> _TASK GOAL_:
Copy out the listing that follows exactly, dropping every picture.
/---
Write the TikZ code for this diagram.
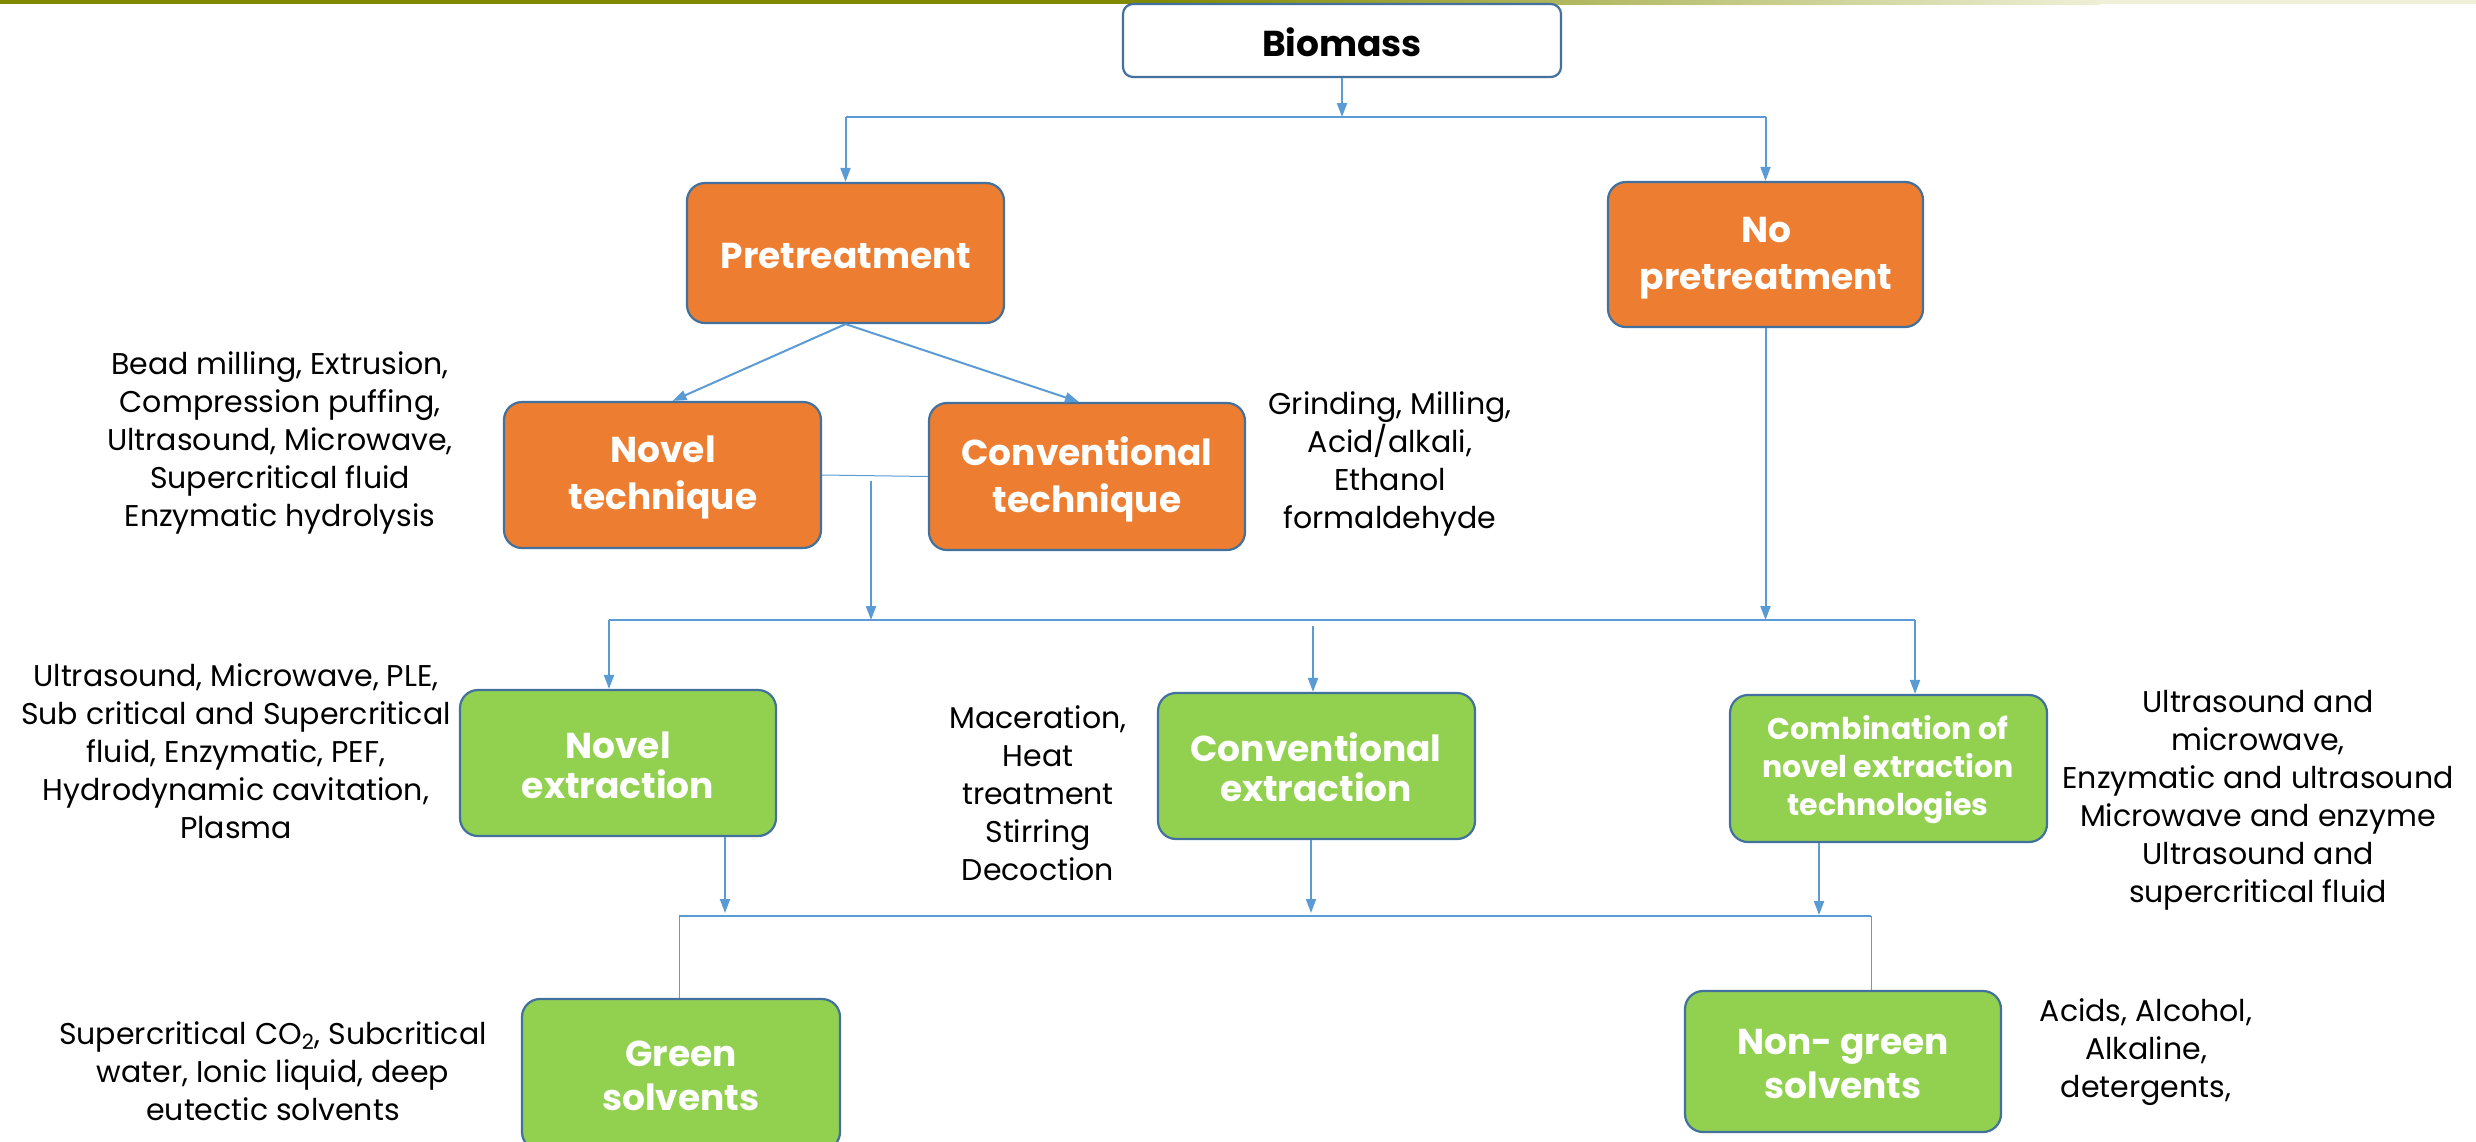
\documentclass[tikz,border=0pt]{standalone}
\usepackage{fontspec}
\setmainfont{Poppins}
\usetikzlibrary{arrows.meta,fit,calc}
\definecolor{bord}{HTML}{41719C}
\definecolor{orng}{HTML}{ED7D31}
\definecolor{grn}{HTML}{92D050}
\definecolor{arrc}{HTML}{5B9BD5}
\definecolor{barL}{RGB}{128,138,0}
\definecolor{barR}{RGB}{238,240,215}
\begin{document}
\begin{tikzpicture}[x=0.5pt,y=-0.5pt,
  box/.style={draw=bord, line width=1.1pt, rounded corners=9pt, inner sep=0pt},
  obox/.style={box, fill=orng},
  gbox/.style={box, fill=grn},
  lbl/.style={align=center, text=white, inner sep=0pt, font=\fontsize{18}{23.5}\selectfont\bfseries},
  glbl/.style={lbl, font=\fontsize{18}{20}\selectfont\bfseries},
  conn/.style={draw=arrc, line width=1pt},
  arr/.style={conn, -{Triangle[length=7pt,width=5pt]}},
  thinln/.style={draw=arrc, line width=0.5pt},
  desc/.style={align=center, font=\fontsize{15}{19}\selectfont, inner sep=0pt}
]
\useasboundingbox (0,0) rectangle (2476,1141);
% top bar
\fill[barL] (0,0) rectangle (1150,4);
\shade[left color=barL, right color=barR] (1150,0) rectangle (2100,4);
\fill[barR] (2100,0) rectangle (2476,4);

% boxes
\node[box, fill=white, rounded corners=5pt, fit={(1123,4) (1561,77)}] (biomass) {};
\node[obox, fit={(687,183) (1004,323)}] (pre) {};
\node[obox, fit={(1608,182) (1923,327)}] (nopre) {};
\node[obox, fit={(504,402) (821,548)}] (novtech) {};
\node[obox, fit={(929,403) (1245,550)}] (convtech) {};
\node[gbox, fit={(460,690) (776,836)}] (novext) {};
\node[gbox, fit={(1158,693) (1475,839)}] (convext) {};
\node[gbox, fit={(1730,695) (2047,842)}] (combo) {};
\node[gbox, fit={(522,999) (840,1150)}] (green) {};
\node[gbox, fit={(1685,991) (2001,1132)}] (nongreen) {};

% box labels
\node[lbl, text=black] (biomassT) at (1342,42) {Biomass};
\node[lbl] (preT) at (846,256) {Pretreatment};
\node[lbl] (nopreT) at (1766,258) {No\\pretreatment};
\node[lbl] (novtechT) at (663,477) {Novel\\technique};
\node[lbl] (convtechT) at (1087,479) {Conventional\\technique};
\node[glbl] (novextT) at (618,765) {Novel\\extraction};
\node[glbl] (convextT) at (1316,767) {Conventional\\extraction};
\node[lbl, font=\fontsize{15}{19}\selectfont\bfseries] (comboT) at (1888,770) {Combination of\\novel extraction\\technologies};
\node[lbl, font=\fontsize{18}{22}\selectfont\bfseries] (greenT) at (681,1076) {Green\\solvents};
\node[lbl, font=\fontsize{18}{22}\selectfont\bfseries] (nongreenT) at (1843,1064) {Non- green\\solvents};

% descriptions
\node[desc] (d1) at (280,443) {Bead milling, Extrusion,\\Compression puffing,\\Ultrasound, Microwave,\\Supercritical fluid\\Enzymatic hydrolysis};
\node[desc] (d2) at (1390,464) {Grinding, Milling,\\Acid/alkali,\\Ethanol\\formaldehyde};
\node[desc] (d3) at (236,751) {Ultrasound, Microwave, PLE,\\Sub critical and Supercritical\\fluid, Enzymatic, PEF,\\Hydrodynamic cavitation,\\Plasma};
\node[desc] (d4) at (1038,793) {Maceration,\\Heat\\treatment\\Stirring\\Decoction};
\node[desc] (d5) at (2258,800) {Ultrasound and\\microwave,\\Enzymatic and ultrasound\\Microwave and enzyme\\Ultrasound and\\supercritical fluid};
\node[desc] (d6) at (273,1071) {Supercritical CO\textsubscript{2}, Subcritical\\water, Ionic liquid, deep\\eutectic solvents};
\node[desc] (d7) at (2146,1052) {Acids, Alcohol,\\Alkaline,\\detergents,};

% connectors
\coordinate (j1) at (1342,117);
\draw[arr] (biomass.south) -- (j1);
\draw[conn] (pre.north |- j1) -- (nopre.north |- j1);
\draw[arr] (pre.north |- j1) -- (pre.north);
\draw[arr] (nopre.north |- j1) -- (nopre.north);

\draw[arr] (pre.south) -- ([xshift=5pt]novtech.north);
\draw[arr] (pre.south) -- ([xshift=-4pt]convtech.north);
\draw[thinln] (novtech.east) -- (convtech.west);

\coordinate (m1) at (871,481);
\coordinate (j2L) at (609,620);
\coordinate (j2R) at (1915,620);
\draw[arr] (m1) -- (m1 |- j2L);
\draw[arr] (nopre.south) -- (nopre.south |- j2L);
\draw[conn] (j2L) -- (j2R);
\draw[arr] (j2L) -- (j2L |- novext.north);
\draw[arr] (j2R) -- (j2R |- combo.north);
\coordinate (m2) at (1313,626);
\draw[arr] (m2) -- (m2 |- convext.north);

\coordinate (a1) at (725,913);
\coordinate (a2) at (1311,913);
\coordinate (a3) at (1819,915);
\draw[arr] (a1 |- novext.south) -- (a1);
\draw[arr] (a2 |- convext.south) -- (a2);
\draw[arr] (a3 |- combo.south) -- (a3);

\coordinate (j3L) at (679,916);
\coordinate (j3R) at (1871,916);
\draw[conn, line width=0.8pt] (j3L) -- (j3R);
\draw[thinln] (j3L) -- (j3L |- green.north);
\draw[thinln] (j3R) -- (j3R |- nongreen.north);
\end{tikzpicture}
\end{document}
\---
> _EXERCISE RESPONSE_:
Write the TikZ code for this diagram.
\documentclass[tikz,border=0pt]{standalone}
\usepackage{fontspec}
\setmainfont{Poppins}
\usetikzlibrary{arrows.meta,fit,calc}
\definecolor{bord}{HTML}{41719C}
\definecolor{orng}{HTML}{ED7D31}
\definecolor{grn}{HTML}{92D050}
\definecolor{arrc}{HTML}{5B9BD5}
\definecolor{barL}{RGB}{128,138,0}
\definecolor{barR}{RGB}{238,240,215}
\begin{document}
\begin{tikzpicture}[x=0.5pt,y=-0.5pt,
  box/.style={draw=bord, line width=1.1pt, rounded corners=9pt, inner sep=0pt},
  obox/.style={box, fill=orng},
  gbox/.style={box, fill=grn},
  lbl/.style={align=center, text=white, inner sep=0pt, font=\fontsize{18}{23.5}\selectfont\bfseries},
  glbl/.style={lbl, font=\fontsize{18}{20}\selectfont\bfseries},
  conn/.style={draw=arrc, line width=1pt},
  arr/.style={conn, -{Triangle[length=7pt,width=5pt]}},
  thinln/.style={draw=arrc, line width=0.5pt},
  desc/.style={align=center, font=\fontsize{15}{19}\selectfont, inner sep=0pt}
]
\useasboundingbox (0,0) rectangle (2476,1141);
% top bar
\fill[barL] (0,0) rectangle (1150,4);
\shade[left color=barL, right color=barR] (1150,0) rectangle (2100,4);
\fill[barR] (2100,0) rectangle (2476,4);

% boxes
\node[box, fill=white, rounded corners=5pt, fit={(1123,4) (1561,77)}] (biomass) {};
\node[obox, fit={(687,183) (1004,323)}] (pre) {};
\node[obox, fit={(1608,182) (1923,327)}] (nopre) {};
\node[obox, fit={(504,402) (821,548)}] (novtech) {};
\node[obox, fit={(929,403) (1245,550)}] (convtech) {};
\node[gbox, fit={(460,690) (776,836)}] (novext) {};
\node[gbox, fit={(1158,693) (1475,839)}] (convext) {};
\node[gbox, fit={(1730,695) (2047,842)}] (combo) {};
\node[gbox, fit={(522,999) (840,1150)}] (green) {};
\node[gbox, fit={(1685,991) (2001,1132)}] (nongreen) {};

% box labels
\node[lbl, text=black] (biomassT) at (1342,42) {Biomass};
\node[lbl] (preT) at (846,256) {Pretreatment};
\node[lbl] (nopreT) at (1766,258) {No\\pretreatment};
\node[lbl] (novtechT) at (663,477) {Novel\\technique};
\node[lbl] (convtechT) at (1087,479) {Conventional\\technique};
\node[glbl] (novextT) at (618,765) {Novel\\extraction};
\node[glbl] (convextT) at (1316,767) {Conventional\\extraction};
\node[lbl, font=\fontsize{15}{19}\selectfont\bfseries] (comboT) at (1888,770) {Combination of\\novel extraction\\technologies};
\node[lbl, font=\fontsize{18}{22}\selectfont\bfseries] (greenT) at (681,1076) {Green\\solvents};
\node[lbl, font=\fontsize{18}{22}\selectfont\bfseries] (nongreenT) at (1843,1064) {Non- green\\solvents};

% descriptions
\node[desc] (d1) at (280,443) {Bead milling, Extrusion,\\Compression puffing,\\Ultrasound, Microwave,\\Supercritical fluid\\Enzymatic hydrolysis};
\node[desc] (d2) at (1390,464) {Grinding, Milling,\\Acid/alkali,\\Ethanol\\formaldehyde};
\node[desc] (d3) at (236,751) {Ultrasound, Microwave, PLE,\\Sub critical and Supercritical\\fluid, Enzymatic, PEF,\\Hydrodynamic cavitation,\\Plasma};
\node[desc] (d4) at (1038,793) {Maceration,\\Heat\\treatment\\Stirring\\Decoction};
\node[desc] (d5) at (2258,800) {Ultrasound and\\microwave,\\Enzymatic and ultrasound\\Microwave and enzyme\\Ultrasound and\\supercritical fluid};
\node[desc] (d6) at (273,1071) {Supercritical CO\textsubscript{2}, Subcritical\\water, Ionic liquid, deep\\eutectic solvents};
\node[desc] (d7) at (2146,1052) {Acids, Alcohol,\\Alkaline,\\detergents,};

% connectors
\coordinate (j1) at (1342,117);
\draw[arr] (biomass.south) -- (j1);
\draw[conn] (pre.north |- j1) -- (nopre.north |- j1);
\draw[arr] (pre.north |- j1) -- (pre.north);
\draw[arr] (nopre.north |- j1) -- (nopre.north);

\draw[arr] (pre.south) -- ([xshift=5pt]novtech.north);
\draw[arr] (pre.south) -- ([xshift=-4pt]convtech.north);
\draw[thinln] (novtech.east) -- (convtech.west);

\coordinate (m1) at (871,481);
\coordinate (j2L) at (609,620);
\coordinate (j2R) at (1915,620);
\draw[arr] (m1) -- (m1 |- j2L);
\draw[arr] (nopre.south) -- (nopre.south |- j2L);
\draw[conn] (j2L) -- (j2R);
\draw[arr] (j2L) -- (j2L |- novext.north);
\draw[arr] (j2R) -- (j2R |- combo.north);
\coordinate (m2) at (1313,626);
\draw[arr] (m2) -- (m2 |- convext.north);

\coordinate (a1) at (725,913);
\coordinate (a2) at (1311,913);
\coordinate (a3) at (1819,915);
\draw[arr] (a1 |- novext.south) -- (a1);
\draw[arr] (a2 |- convext.south) -- (a2);
\draw[arr] (a3 |- combo.south) -- (a3);

\coordinate (j3L) at (679,916);
\coordinate (j3R) at (1871,916);
\draw[conn, line width=0.8pt] (j3L) -- (j3R);
\draw[thinln] (j3L) -- (j3L |- green.north);
\draw[thinln] (j3R) -- (j3R |- nongreen.north);
\end{tikzpicture}
\end{document}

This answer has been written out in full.